Au-delà de leur contenu visible, les produits et les services doivent être porteurs d'une offre plus immatérielle, qu'ils soient fournis par le monde marchand (les entreprises tous secteurs confondus), la sphère publique ou le territoire social et associatif (qui, avec une personnalité macro-économique incontournable, assure des activités désormais essentielles à la collectivité) :il s'agit de satisfaire aux exigences de savoir-être, de gain de temps et de bien-être, de santé, de beauté, de sécurité, et, aux préoccupations croissantes de qualité environnementale (habitat, alimentation, transport...), et de style de vie.

Dans cette course vers une nouvelle croissance, les atouts décisifs des entreprises sont les actifs immatériels. Les entreprises de services en sont convaincues et s'organisent en conséquence. Mais, les industries sont également concernées car la valeur ajoutée et la compétitivité de leurs produits reposent sur leur association à des services et de l'immatériel.
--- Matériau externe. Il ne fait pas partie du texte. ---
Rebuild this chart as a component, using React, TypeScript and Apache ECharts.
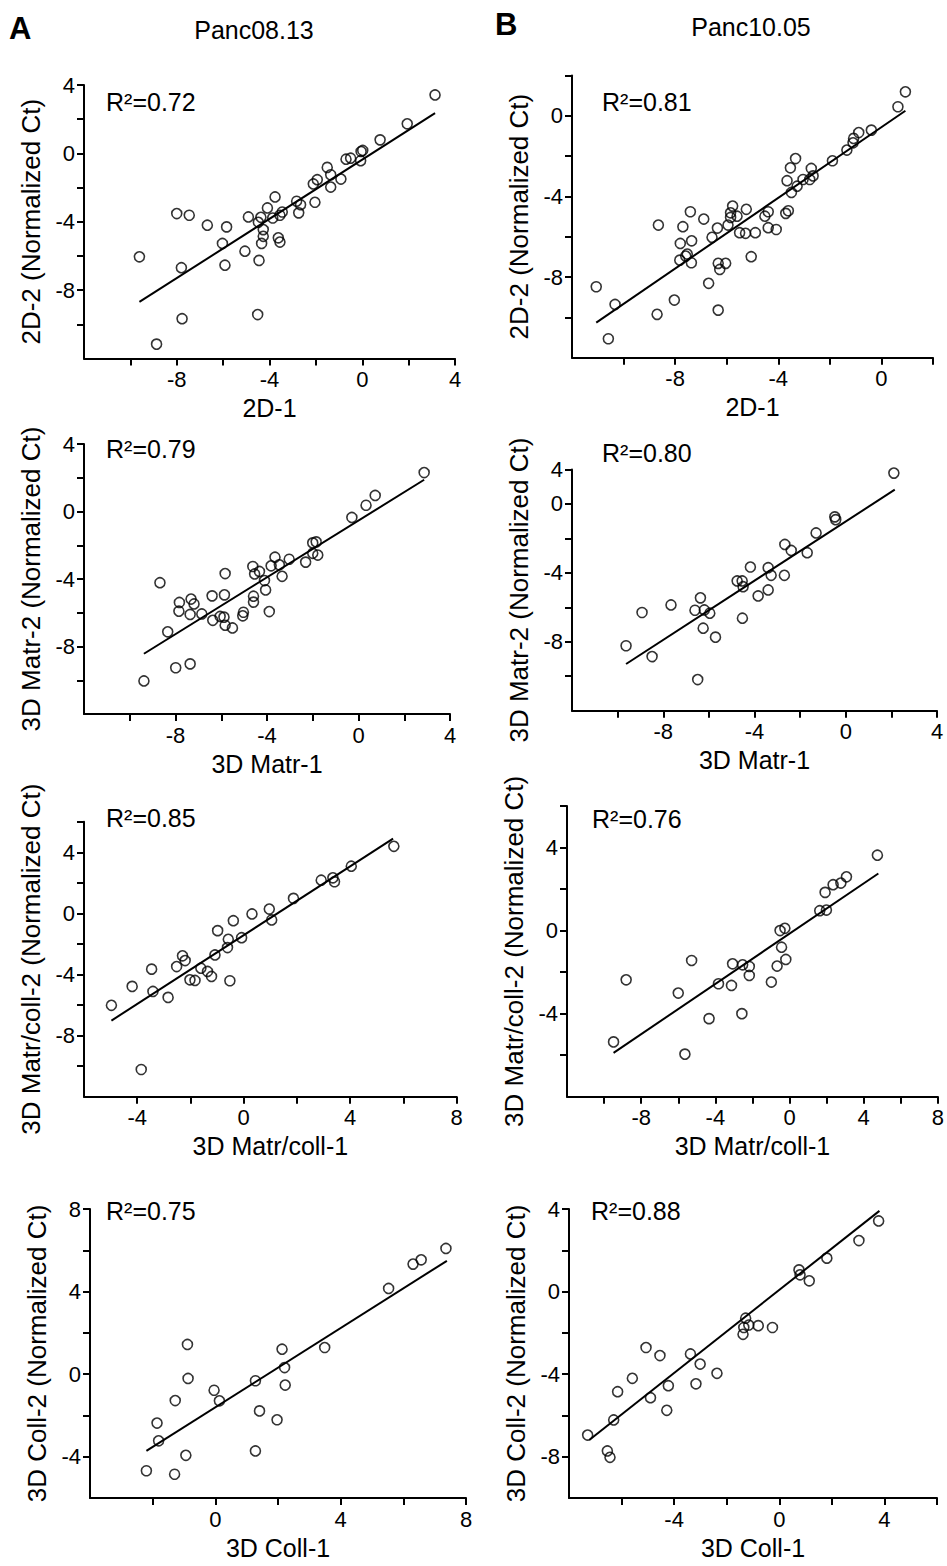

La responsabilité des entreprises est donc de mettre en place une gouvernance de leur capital immatériel (capital clients, capital humain, marques notoriété, réputation, innovation...). La gestion des actifs immatériels, au service de la stratégie au même titre que les autres investissements de long terme, contribue aux fondamentaux de la performance et de la valeur durable :

-Un capital clients reconstruit et une innovation dynamisée, par la création d'un lien direct et intime avec le consommateur. Les nouvelles technologies de communication seront d'excellents catalyseurs, en permettant la création de communautés multiples, favorisant un processus de co-création des produits entre l'entreprise et ses clients. L'innovation est autant à l'intérieur qu'à l'extérieur de l'entreprise et permet une réponse fine aux besoins immatériels exprimés.

-Dans cette perspective, si les marques restent nécessaires, elles ne sont plus suffisantes.  La « personnalité corporate » des entreprises et les valeurs qui l'expriment jouent un rôle déterminant dans la genèse du lien de confiance avec le client final. Le temps des entreprises est arrivé, celui où les consommateurs exigent des valeurs au-delà des marques.

-Quand les valeurs font la valeur, le capital humain retrouve une place centrale, car cette dynamique repose sur un ensemble de comportements professionnels optimisés par l'efficience collective. La notoriété et la réputation rejoignent le chemin de l'exemplarité des managers.

En contrepartie, la responsabilité des acteurs des marchés financiers serait une reconnaissance effective de ces efforts de long terme dans leur analyse et valorisation des entreprises. D'où un enjeu: pour les entreprises, construire des outils de mesure (critères extra-financiers) et une communication enrichie; pour les marchés, adapter les méthodes de rating et de valorisation, avec une pondération mieux équilibrée entre les critères financiers ayant souvent favorisé les comportements court-termistes et les critères extra-financiers, donnant une juste place aux actifs immatériels long terme.

Les enjeux macro-économiques sont considérables: en France, jusqu'à 1% de croissance et 1 millions d'emplois à la clé (1). L'Europe en a pris conscience, avec l'objectif de Lisbonne (2000) de devenir un leader de la « knowledge economy » et en mettant l'accent sur l'innovation au sommet de Barcelone (2003). Il devient toutefois urgent de mettre en place -c'est la responsabilité des pouvoirs publics- une politique concertée et coordonnée de l'innovation et de l'immatériel pour maîtriser et s'approprier les sources de cette croissance, face aux pays émergents : sur les 15 dernières années, le poids relatif de la zone euro dans le PIB mondial est passé de 19% à 15% et l'Asie de 17,5 à 30,5%. La France, pionnière de l'immatériel (Commission de l'immatériel en 2006, Création de l'Agence pour le Patrimoine Immatériel de l'Etat en 2007) pourrait jouer un rôle leader. Pourquoi ne pas créer un Secrétariat d'Etat à l'Economie de l'Immatériel et de la Connaissance ? Pourquoi pas une autre mesure pour une autre croissance : un PIB, Produit Intérieur Brut, et un PIB, Produit Immatériel Brut ? Pour rester compétitive, la France doit repousser les frontières de l'innovation et réinventer la croissance en exploitant ces nouveaux gisements de croissance et d'emploi!